152) Successful subjects made an effort to understand the system's
dynamics, kept notes (history) on system performance and tried to
anticipate what would happen in the future.
Plan
and execute actions, check results and adjust strategy
“The
essence of planning is to think through the consequences of certain
actions and see whether those actions will bring us closer to our
desired goal.” (p. 153) Easier said than done in an environment of
too many alternative courses of action and too little time. In
rapidly evolving situations, it may be best to create rough plans and
delegate as many implementing decisions as possible to subordinates.
A major risk is thinking that planning has been so complete than the
unexpected cannot occur. A related risk is the reflexive use of
historically successful strategies. “As at Chernobyl, certain
actions carried out frequently in the past, yielding only the
positive consequences of time and effort saved and incurring no
negative consequences, acquire the status of an (automatically
applied) ritual and can contribute to catastrophe.” (p. 172)
In the
sims, unsuccessful test subjects often exhibited “ballistic”

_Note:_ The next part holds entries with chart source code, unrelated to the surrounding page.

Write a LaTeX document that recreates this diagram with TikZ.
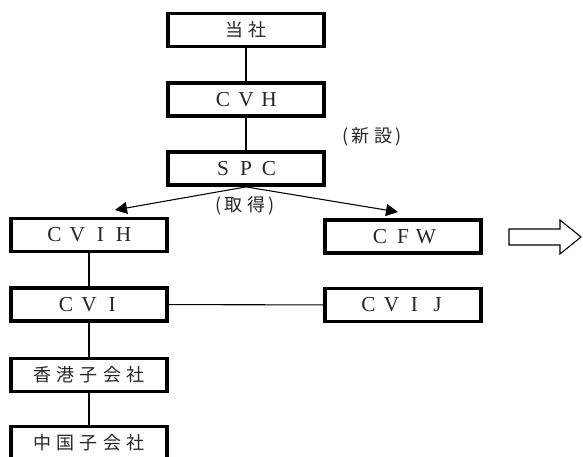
\documentclass[tikz,border=0pt]{standalone}
\usepackage{fontspec}
\setmainfont{Liberation Serif}
\newfontfamily\cjk{Noto Sans CJK JP}
\usetikzlibrary{arrows.meta}
\newcommand\fw[1]{\makebox[17.3pt]{#1}}
\begin{document}
\begin{tikzpicture}[x=0.75pt,y=-0.75pt,
  box/.style={draw=black,line width=2.6pt,minimum width=117pt,minimum height=25pt,inner sep=0pt,font=\fontsize{16}{18}\selectfont,text=black!85},
  jp/.style={font=\cjk\fontsize{13.5}{15}\selectfont},
  conn/.style={line width=0.8pt},
  lbl/.style={font=\cjk\fontsize{13.5}{15}\selectfont,text=black!85}]
\useasboundingbox (0,0) rectangle (583,457);
\node[box,jp] (tosha) at (246,30) {\fw{当}\fw{社}};
\node[box] (cvh) at (246,99.5) {\fw{C}\fw{V}\fw{H}};
\node[box] (spc) at (246,168.5) {\fw{S}\fw{P}\fw{C}};
\node[box] (cvih) at (89,235) {\fw{C}\fw{V}\fw{I}\fw{H}};
\node[box] (cvi) at (89,304.5) {\fw{C}\fw{V}\fw{I}};
\node[box,jp] (hk) at (89,375) {\fw{香}\fw{港}\fw{子}\fw{会}\fw{社}};
\node[box,jp] (cn) at (89,443) {\fw{中}\fw{国}\fw{子}\fw{会}\fw{社}};
\node[box] (cfw) at (403,236.5) {\fw{C}\fw{F}\fw{W}};
\node[box] (cvij) at (403,305) {\fw{C}\fw{V}\fw{I}\fw{J}};
\node[lbl] (shinsetsu) at (372,137) {(\fw{新}\fw{設})};
\node[lbl] (shutoku) at (245,206) {(\fw{取}\fw{得})};
\coordinate (tl) at (115,210);
\coordinate (tr) at (398,212);
\draw[conn] (tosha) -- (cvh);
\draw[conn] (cvh) -- (spc);
\draw[conn,-{Triangle[length=9pt,width=9pt]}] (spc.south) -- (tl);
\draw[conn,-{Triangle[length=9pt,width=9pt]}] (spc.south) -- (tr);
\draw[conn] (cvih) -- (cvi);
\draw[conn] (cvi) -- (hk);
\draw[conn] (hk) -- (cn);
\draw[conn] (cvi) -- (cvij);
\draw[line width=0.8pt] (509,229) -- (560,229) -- (560,220) -- (581,237) -- (560,254) -- (560,245) -- (509,245) -- cycle;
\end{tikzpicture}
\end{document}
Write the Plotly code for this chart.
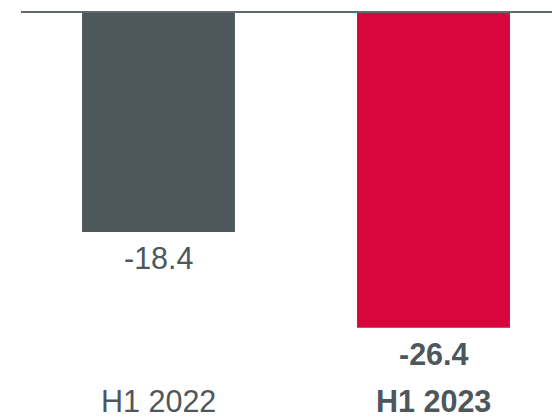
import plotly.graph_objects as go

categories = ["H1 2022", "H1 2023"]
values = [-18.4, -26.4]
bar_colors = ["#4D575C", "#D7063C"]
label_bold = [False, True]

text_color = "#4D575C"
font_family = "Arial, Liberation Sans, sans-serif"

fig = go.Figure(
    go.Bar(
        x=categories,
        y=values,
        marker=dict(color=bar_colors, line=dict(width=0)),
        width=0.556,
        hoverinfo="skip",
    )
)

annotations = []
for cat, val, bold in zip(categories, values, label_bold):
    value_text = f"{val:.1f}"
    cat_text = cat
    if bold:
        value_text = f"<b>{value_text}</b>"
        cat_text = f"<b>{cat_text}</b>"
    # value label under the bar end
    annotations.append(dict(
        x=cat, y=val, xref="x", yref="y", text=value_text, showarrow=False,
        yanchor="middle", yshift=-26,
        font=dict(family=font_family, size=30.5, color=text_color),
    ))
    # category label along the bottom
    annotations.append(dict(
        x=cat, y=19 / 420, xref="x", yref="paper", text=cat_text, showarrow=False,
        yanchor="middle",
        font=dict(family=font_family, size=30.5, color=text_color),
    ))

fig.update_layout(
    width=552,
    height=420,
    margin=dict(l=21, r=0, t=0, b=0),
    paper_bgcolor="white",
    plot_bgcolor="white",
    showlegend=False,
    xaxis=dict(
        range=[-0.5, -0.5 + 531 / 275],
        showticklabels=False, showgrid=False, zeroline=False, showline=False,
        fixedrange=True,
    ),
    yaxis=dict(
        range=[-34.11, 1.0],
        showticklabels=False, showgrid=False, zeroline=False, showline=False,
        fixedrange=True,
    ),
    annotations=annotations,
    shapes=[dict(
        type="line", xref="paper", yref="y", x0=0, x1=1, y0=0, y1=0,
        line=dict(color="#636A6E", width=2), layer="above",
    )],
)

fig.write_html("out.html", config={"displayModeBar": False})
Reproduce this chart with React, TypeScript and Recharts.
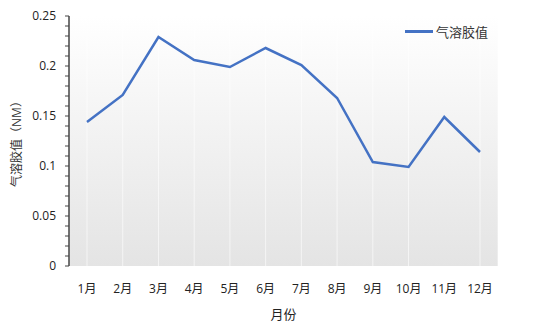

behavior—they implemented decisions but paid no attention to, i.e,
did not learn from, the results. Successful subjects watched for the
effects of their decisions, made adjustments and learned from their
mistakes.
Dörner
identified several characteristics of people who tended to end up in
a failure situation. They failed to formulate their goals, didn't
recognize goal conflict or set priorities, and didn't correct their
errors. (p. 185) Their ignorance of interrelationships among system
variables and the longer-term repercussions of current decisions set
the stage for ultimate failure.
Assessment
Dörner's
insights and models have informed our thinking about human
decision-making behavior in demanding, complicated situations. His
use and promotion of simulation models as learning tools was one
starting point for Bob Cudlin's work in developing a nuclear
management training simulation program. Like Dörner, we see
simulation as a powerful tool to “observe and record the background
of planning, decision making, and evaluation processes that are
usually hidden.” (pp. 9-10)
However,
this book does not cover the entire scope of our interests. Dörner
is a psychologist interested in individuals, group behavior is beyond
his range. He alludes to normalization of deviance but his
references appear limited to the flaunting of safety rules rather
than a more pervasive process of slippage. More importantly, he does
not address behavior that arises from the system itself, in
particular adaptive behavior as an open system reacts to and
interacts with its environment.
From
our view, Dörner's suggestions may help the individual decision
maker avoid common pitfalls and achieve locally optimum
answers. On the downside, following Dörner's prescription might
lead the decision maker to an unjustified confidence in his overall
system management abilities. In a truly complex system, no one knows
how the entire assemblage works. It's sobering to note that even in
Dörner's closed,** relatively simple models many test subjects still
had a hard time developing a reasonable mental model, and some failed
completely.
This
book is easy to read and Dörner's insights into the psychological
traps that limit human decision making effectiveness remain useful.
* D.
Dörner, The Logic of Failure: Recognizing and Avoiding Error in
Complex Situations, trans. R. and R. Kimber (Reading, MA: Perseus
Books, 1998). Originally published in German in 1989.
**
One simulation model had an external input.